- Requirement: What is to be printed is the span of lines starting at the one containing "Write the Bokeh code for this chart." and ending at the one containing "from bokeh.resources import INLINE", reproduced exactly with pictures left out.

- Extracted entries:
┌──

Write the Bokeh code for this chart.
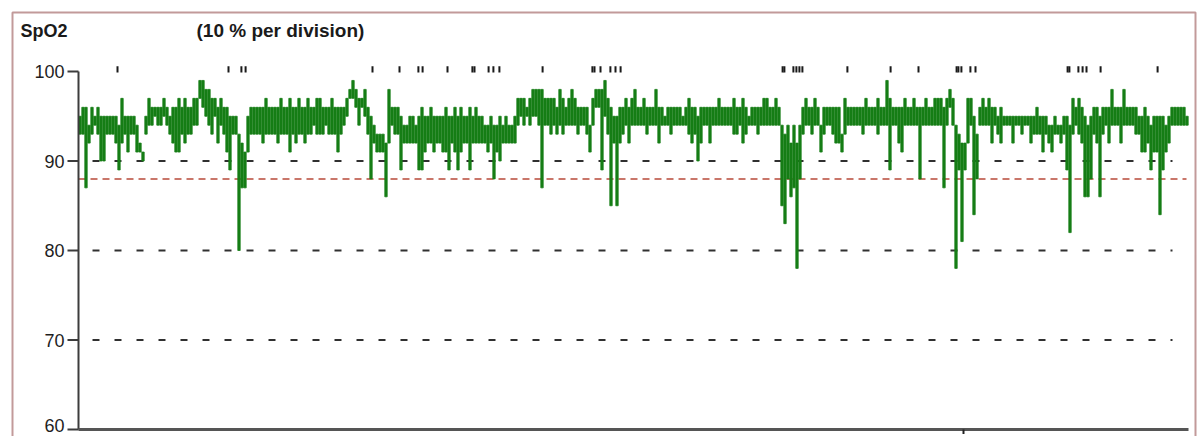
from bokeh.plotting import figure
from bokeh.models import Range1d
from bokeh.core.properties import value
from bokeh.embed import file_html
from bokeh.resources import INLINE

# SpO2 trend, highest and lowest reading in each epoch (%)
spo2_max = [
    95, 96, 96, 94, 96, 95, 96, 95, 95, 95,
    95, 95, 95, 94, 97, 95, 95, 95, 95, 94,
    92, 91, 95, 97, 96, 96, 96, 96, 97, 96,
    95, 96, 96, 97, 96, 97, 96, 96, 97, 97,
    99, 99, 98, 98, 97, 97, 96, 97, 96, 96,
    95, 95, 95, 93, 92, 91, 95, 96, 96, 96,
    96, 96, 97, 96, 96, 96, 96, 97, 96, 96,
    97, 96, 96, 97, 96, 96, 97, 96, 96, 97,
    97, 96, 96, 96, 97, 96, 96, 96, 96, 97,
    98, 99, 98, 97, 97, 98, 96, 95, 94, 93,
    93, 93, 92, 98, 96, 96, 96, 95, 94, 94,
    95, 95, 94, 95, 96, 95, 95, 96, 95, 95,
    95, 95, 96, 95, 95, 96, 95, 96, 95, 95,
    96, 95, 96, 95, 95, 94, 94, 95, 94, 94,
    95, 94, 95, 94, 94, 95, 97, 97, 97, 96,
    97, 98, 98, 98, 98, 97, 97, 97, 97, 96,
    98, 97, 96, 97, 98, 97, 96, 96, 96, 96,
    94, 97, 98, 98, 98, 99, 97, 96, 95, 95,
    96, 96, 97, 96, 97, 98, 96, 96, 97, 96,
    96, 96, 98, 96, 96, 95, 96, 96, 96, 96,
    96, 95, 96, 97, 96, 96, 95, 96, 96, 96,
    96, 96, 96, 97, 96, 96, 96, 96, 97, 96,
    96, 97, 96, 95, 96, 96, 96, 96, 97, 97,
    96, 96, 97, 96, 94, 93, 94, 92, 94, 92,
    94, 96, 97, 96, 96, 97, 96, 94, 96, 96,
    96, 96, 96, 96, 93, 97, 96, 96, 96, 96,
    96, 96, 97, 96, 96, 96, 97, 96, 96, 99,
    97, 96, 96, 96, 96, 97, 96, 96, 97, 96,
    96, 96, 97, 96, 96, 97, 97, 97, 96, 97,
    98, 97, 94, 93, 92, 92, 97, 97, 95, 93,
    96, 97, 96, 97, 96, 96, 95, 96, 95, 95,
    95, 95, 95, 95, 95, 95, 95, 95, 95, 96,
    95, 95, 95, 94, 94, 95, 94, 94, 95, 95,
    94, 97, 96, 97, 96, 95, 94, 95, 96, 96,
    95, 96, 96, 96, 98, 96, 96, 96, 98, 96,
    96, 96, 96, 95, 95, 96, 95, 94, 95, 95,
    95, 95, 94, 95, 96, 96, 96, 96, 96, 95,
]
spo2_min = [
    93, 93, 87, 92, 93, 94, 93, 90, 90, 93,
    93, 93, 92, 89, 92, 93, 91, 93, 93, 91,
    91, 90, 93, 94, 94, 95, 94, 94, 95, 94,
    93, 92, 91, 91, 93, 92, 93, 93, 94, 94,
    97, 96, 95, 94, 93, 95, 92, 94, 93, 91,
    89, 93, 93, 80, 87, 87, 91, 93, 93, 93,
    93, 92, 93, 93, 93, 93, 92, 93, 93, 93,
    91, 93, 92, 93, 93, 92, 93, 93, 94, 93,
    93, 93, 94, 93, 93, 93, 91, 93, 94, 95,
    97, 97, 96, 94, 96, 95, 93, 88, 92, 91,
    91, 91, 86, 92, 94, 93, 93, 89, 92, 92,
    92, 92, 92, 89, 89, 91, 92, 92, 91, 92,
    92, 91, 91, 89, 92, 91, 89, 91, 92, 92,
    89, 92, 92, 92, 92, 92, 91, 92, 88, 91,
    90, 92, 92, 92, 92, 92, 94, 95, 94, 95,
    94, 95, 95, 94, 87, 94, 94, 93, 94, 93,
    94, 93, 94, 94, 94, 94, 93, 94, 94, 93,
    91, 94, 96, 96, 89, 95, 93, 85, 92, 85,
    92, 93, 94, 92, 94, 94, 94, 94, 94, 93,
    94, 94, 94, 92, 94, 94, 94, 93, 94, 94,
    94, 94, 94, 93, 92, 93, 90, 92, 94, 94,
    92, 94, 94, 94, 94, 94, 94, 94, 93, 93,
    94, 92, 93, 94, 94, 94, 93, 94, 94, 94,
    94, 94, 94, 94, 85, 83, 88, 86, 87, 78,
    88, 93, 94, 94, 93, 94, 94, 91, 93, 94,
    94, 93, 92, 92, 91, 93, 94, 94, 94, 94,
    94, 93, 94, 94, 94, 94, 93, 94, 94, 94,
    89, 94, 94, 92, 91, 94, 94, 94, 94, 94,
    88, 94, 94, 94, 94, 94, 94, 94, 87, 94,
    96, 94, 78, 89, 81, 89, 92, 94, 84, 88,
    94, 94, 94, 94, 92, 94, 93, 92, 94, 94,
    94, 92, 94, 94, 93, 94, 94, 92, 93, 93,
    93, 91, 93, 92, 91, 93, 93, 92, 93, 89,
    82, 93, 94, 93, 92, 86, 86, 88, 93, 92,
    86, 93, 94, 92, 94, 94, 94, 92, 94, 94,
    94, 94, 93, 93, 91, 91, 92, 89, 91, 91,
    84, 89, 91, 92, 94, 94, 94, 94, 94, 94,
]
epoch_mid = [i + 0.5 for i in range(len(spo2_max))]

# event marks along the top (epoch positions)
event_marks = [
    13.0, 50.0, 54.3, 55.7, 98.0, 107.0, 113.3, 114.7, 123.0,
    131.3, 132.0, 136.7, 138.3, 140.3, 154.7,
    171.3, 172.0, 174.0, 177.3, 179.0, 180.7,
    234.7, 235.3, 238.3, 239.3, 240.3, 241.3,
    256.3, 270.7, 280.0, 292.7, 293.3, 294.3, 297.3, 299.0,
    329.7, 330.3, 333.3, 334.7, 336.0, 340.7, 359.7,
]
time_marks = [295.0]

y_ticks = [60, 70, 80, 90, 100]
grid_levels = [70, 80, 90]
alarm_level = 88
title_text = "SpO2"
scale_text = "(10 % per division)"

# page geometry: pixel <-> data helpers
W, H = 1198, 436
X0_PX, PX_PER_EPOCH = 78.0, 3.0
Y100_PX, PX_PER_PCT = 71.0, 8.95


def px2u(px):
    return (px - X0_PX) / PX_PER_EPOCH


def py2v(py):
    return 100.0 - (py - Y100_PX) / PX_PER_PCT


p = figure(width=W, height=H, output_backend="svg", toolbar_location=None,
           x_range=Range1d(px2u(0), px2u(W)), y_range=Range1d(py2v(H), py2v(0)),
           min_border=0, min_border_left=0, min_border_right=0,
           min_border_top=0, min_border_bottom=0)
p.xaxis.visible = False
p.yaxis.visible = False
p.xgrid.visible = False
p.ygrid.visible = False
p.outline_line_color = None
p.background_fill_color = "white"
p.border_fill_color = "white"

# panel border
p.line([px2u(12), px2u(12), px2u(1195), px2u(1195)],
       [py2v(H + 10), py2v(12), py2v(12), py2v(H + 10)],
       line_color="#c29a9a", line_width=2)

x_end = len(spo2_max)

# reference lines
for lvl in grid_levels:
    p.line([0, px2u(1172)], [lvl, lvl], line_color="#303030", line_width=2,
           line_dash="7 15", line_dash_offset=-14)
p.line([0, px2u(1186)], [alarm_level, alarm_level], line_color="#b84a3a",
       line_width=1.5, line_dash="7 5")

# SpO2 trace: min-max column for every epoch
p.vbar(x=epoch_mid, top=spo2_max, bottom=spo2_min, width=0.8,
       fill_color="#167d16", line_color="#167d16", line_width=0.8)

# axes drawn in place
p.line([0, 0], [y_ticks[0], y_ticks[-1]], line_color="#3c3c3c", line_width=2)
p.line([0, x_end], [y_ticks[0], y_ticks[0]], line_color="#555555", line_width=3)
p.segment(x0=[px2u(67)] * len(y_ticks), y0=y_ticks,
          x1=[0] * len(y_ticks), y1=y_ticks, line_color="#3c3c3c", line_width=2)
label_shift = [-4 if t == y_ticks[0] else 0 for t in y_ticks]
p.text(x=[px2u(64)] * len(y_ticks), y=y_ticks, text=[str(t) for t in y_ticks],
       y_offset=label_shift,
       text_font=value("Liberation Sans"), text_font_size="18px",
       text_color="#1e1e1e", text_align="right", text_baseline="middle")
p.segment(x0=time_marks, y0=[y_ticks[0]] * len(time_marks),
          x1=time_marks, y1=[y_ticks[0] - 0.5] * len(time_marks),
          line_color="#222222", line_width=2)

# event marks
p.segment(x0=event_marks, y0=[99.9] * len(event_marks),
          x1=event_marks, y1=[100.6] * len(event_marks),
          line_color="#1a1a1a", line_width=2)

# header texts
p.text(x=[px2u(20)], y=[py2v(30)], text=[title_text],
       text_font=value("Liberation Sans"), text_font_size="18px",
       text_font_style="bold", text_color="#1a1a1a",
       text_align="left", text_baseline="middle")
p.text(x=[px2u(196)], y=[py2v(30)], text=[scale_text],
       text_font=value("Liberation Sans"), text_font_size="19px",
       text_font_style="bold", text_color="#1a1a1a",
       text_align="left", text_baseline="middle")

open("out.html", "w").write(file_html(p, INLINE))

└──
┌──

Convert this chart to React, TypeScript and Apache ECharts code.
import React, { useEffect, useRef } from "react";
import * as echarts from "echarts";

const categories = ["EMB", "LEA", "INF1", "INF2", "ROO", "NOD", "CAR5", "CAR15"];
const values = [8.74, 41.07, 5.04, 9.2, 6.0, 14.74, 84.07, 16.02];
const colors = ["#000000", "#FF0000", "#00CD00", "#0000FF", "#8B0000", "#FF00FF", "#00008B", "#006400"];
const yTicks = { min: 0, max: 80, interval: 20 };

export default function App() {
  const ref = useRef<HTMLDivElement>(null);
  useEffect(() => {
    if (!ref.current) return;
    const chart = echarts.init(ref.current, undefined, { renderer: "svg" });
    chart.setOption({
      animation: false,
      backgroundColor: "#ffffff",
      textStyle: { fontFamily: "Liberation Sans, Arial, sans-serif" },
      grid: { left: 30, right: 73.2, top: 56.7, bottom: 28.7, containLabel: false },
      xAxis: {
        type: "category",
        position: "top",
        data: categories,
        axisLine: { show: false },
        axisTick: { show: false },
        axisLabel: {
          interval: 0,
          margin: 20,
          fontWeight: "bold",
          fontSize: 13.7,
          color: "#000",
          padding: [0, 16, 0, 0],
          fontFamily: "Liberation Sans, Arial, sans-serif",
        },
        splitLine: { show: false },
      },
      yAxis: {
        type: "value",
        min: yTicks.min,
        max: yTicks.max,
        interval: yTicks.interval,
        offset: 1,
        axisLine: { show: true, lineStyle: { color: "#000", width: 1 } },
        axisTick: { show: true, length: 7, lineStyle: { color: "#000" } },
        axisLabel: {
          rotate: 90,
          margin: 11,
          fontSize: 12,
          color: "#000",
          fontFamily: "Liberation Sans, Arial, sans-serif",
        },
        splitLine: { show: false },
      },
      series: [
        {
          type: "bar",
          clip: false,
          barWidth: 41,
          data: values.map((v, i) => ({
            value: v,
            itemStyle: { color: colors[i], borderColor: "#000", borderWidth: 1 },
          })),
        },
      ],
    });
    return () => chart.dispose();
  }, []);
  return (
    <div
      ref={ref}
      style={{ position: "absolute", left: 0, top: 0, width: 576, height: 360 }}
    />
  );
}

└──
┌──

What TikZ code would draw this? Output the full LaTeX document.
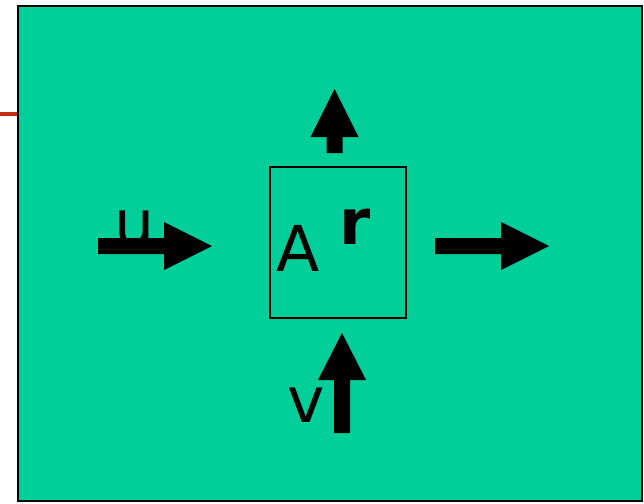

└──

- Written solution:
Write the Bokeh code for this chart.
from bokeh.plotting import figure
from bokeh.models import Range1d
from bokeh.core.properties import value
from bokeh.embed import file_html
from bokeh.resources import INLINE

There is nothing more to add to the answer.